Поэтому и неутолима боль в сердце каждого, кто неравнодушен к судьбе Отечества.
И тут встают опять очень сложные и трудные вопросы. Мы сейчас реабилитировали почти всех большевистских деятелей, репрессированных Сталиным, за исключением тех, кто сам был палачом в конце тридцатых годов, я говорю о наркомах внутренних дел Ягоде и Ежове. Но, реабилитируя их, мы не можем умолчать о том, что некоторые из реабилитированных являлись в годы гражданской войны организаторами жесточайших и тоже беззаконных с точки зрения общечеловеческой морали действий...
Был ли закономерным и неизбежным приход Сталина к власти? Закономерен нет. Но при том раскладе сил в самой партии, при том составе ее руководства, боюсь, сталинизм был неизбежен. Ведь партия в целом нэп не приняла. Даже Бухарин защищал его без особой внутренней убежденности, потому как, будучи марксистом, признавал необходимость коллективизации. Разногласия сводились лишь к срокам. Драматическими для нэпа оказались слова В. И. Ленина, что это "стратегическое отступление", что "мы находимся в положении людей, которые все еще вынуждены отступать, чтобы в дальнейшем перейти в наступление". Противники новой политики уцепились за первую часть фразы. "Отступление", "назад" звучало в то время куда как предосудительно, ведь главное тогда было шагать только "вперед и вперед", к коммунизму. Знакомясь со стенограммой XIV съезда партии (это был еще 25-й год), видишь, что Советская власть без особого энтузиазма сменила боевой наган на письменный стол с чернильницей и ручку с пером. Сталин же вернул ее к привычному нагану, то есть к командным методам руководства.
Сегодня историки сходятся на том, что, к несчастью, бывшие соратники Ленина "проморгали" Сталина... Ну а потом любое высказывание несогласия стало практически невозможным.
И поистине чудо, что, несмотря ни на что, литература в стране жила! Объяснить это можно только мощными корнями, связывающими ее с литературой прошлого, тем огромным духовным зарядом и нравственной силой, которые она источала. Литература не только жила, но и творила, создавая такие немеркнущие во времени произведения, как "Тихий Дон" Михаила Шолохова, "Россия, кровью умытая" (книга о гражданской войне) Артема Веселого, "Голый год" Бориса Пильняка, "Белая гвардия" Михаила Булгакова, "В тупике" Викентия Вересаева... Литература в нашей стране всегда использовала каждый просвет, любую возможность, даваемую обстановкой, чтобы сказать правду о времени. Так появились в шестидесятых годах "Один день Ивана Денисовича" Александра Солже-ницына, повести и романы Юрия Трифонова, "Из жизни Федора Кузькина", "Мужики и бабы" Бориса Можаева, "Дом" Федора Абрамова, повести Виктора Астафьева, роман "Жизнь и судьба" Василия Гроссмана, написанный в те годы, но опубликованный лишь сейчас. Так появилась и советская военная проза, столь блистательно явившая себя "В окопах Сталинграда" Виктора Некрасова...

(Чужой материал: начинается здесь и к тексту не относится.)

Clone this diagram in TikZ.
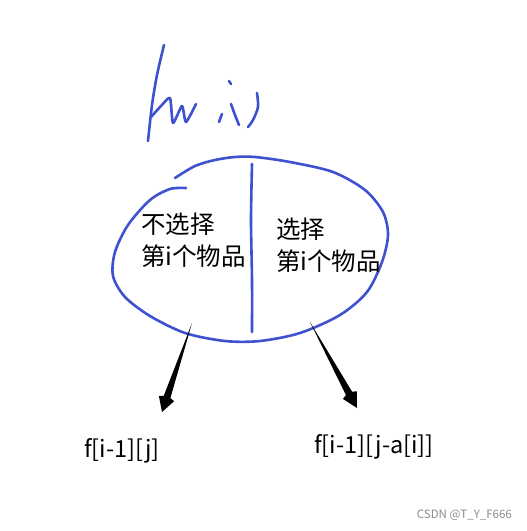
\documentclass[tikz,border=0pt]{standalone}
\usepackage{fontspec}
\setmainfont{Noto Sans CJK SC}
\usetikzlibrary{calc}
\definecolor{penblue}{RGB}{62,82,208}
\tikzset{
  pen/.style={draw=penblue,line width=2.6pt,line cap=round,line join=round},
  choice/.style={align=left,anchor=north west,inner sep=0pt,font=\fontsize{24.5}{32}\selectfont},
  result/.style={inner sep=0pt,font=\fontsize{23.5}{26}\selectfont}
}
% tapered black arrow from #1 to #2
\newcommand\branchto[2]{\fill (#1) -- ($(#1)!0.83!(#2)!3.5pt!-90:(#2)$) -- ($(#1)!0.85!(#2)!8pt!-90:(#2)$) -- (#2)
  -- ($(#1)!0.85!(#2)!8pt!90:(#2)$) -- ($(#1)!0.83!(#2)!3.5pt!90:(#2)$) -- cycle;}
\begin{document}
\begin{tikzpicture}[x=1pt,y=-1pt]
                \useasboundingbox[fill=white] (0,0) rectangle (527,531);
                % handwritten f(w,i)
                \draw[pen] plot[smooth] coordinates {(164,45) (157,75) (152,105) (148,141)};
                \draw[pen] plot[smooth,tension=.35] coordinates {(151,117) (161,106) (170,98) (173,123) (182,106) (186,122) (196,104)};
                \draw[pen] (222,114) -- (219,122);
                \draw[pen] (229,81) -- (231,84);
                \draw[pen] plot[smooth] coordinates {(231,104) (235,115) (239,125)};
                \draw[pen] plot[smooth] coordinates {(257,93) (258,107) (253,120) (248,127)};
                % the loop
                \draw[pen] plot[smooth] coordinates {(175,178) (195,166) (215,160) (235,157) (255,157) (290,162) (333,172) (365,190) (383,212) (388,235) (382,262) (367,292) (340,315) (300,333) (260,341) (225,341) (185,333) (150,316) (125,297) (113,276) (115,252) (128,225) (150,200) (170,189) (186,188)};
                \draw[pen] plot[smooth] coordinates {(252,164) (251,220) (252,280) (252,332)};
                % texts
                \node[choice] (skip) at (141,213) {不选择\\第i个物品};
                \node[choice] (take) at (276,218) {选择\\第i个物品};
                \node[result] (old) at (122,451) {f[i-1][j]};
                \node[result] (new) at (374,447) {f[i-1][j-a[i]]};
                \coordinate (skipfoot) at (192,323);
                \coordinate (skiptip) at (162,412);
                \coordinate (takefoot) at (310,322);
                \coordinate (taketip) at (357,408);
                \branchto{skipfoot}{skiptip}
                \branchto{takefoot}{taketip}
                \node[text=black!45,font=\fontsize{11.5}{12}\selectfont,anchor=east,inner sep=0pt] (mark) at (512,515) {CSDN @T\_Y\_F666};
            \end{tikzpicture}
\end{document}
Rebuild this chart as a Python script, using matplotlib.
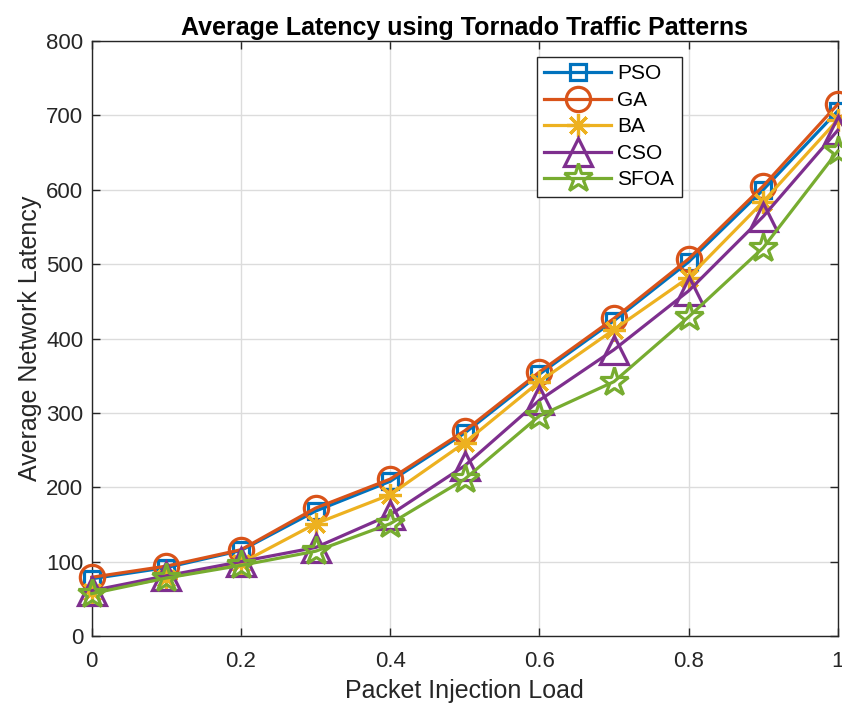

Я назвал, разумеется, не все и не всех, но и этого достаточно, чтобы сказать: советская литература в этих условиях сумела все-таки исполнить свой нравственный долг перед народом, совершив подвиг, понеся, к несчастью, те же безвозвратные потери. Судьбы Артема Веселого, Бориса Пильняка, Исаака Бабеля, Осипа Мандельштама и многих, многих других погибших говорят об этом.
Так что, несмотря ни на что, она существовала и самим своим существованием помогла обществу выстоять и сохранить духовное здоровье. Теперь же, в условиях демократии и гласности, литература должна явиться одним из залогов необратимости как самой перестройки, так и того, что этот новый и опять, увы, неведомый путь наше общество сумеет пройти с честью.
Конечно, мы очень многое порастеряли и утратили. Многое надо возрождать заново: и понимание того, что общечеловеческая мораль, выработанная за тысячелетия, является непреходящей и абсолютной ценностью, и что также абсолютна цена человеческой жизни, и что свобода личности - не "буржуазные бредни", а необходимейшее условие нормальной жизни.
И это возрождение происходит, и оно кажется мне важнее на сегодня, чем экономические преобразования, идущие, к сожалению, гораздо медленнее, чем нам бы хотелось. Но, думаю, тут мы сумеем потерпеть еще, а вот прожить без свободы, без духовной раскрепощенности, без гласности мы уже не сможем. И это, на мой взгляд, главное, чего достигло наше общество за этот очень короткий срок.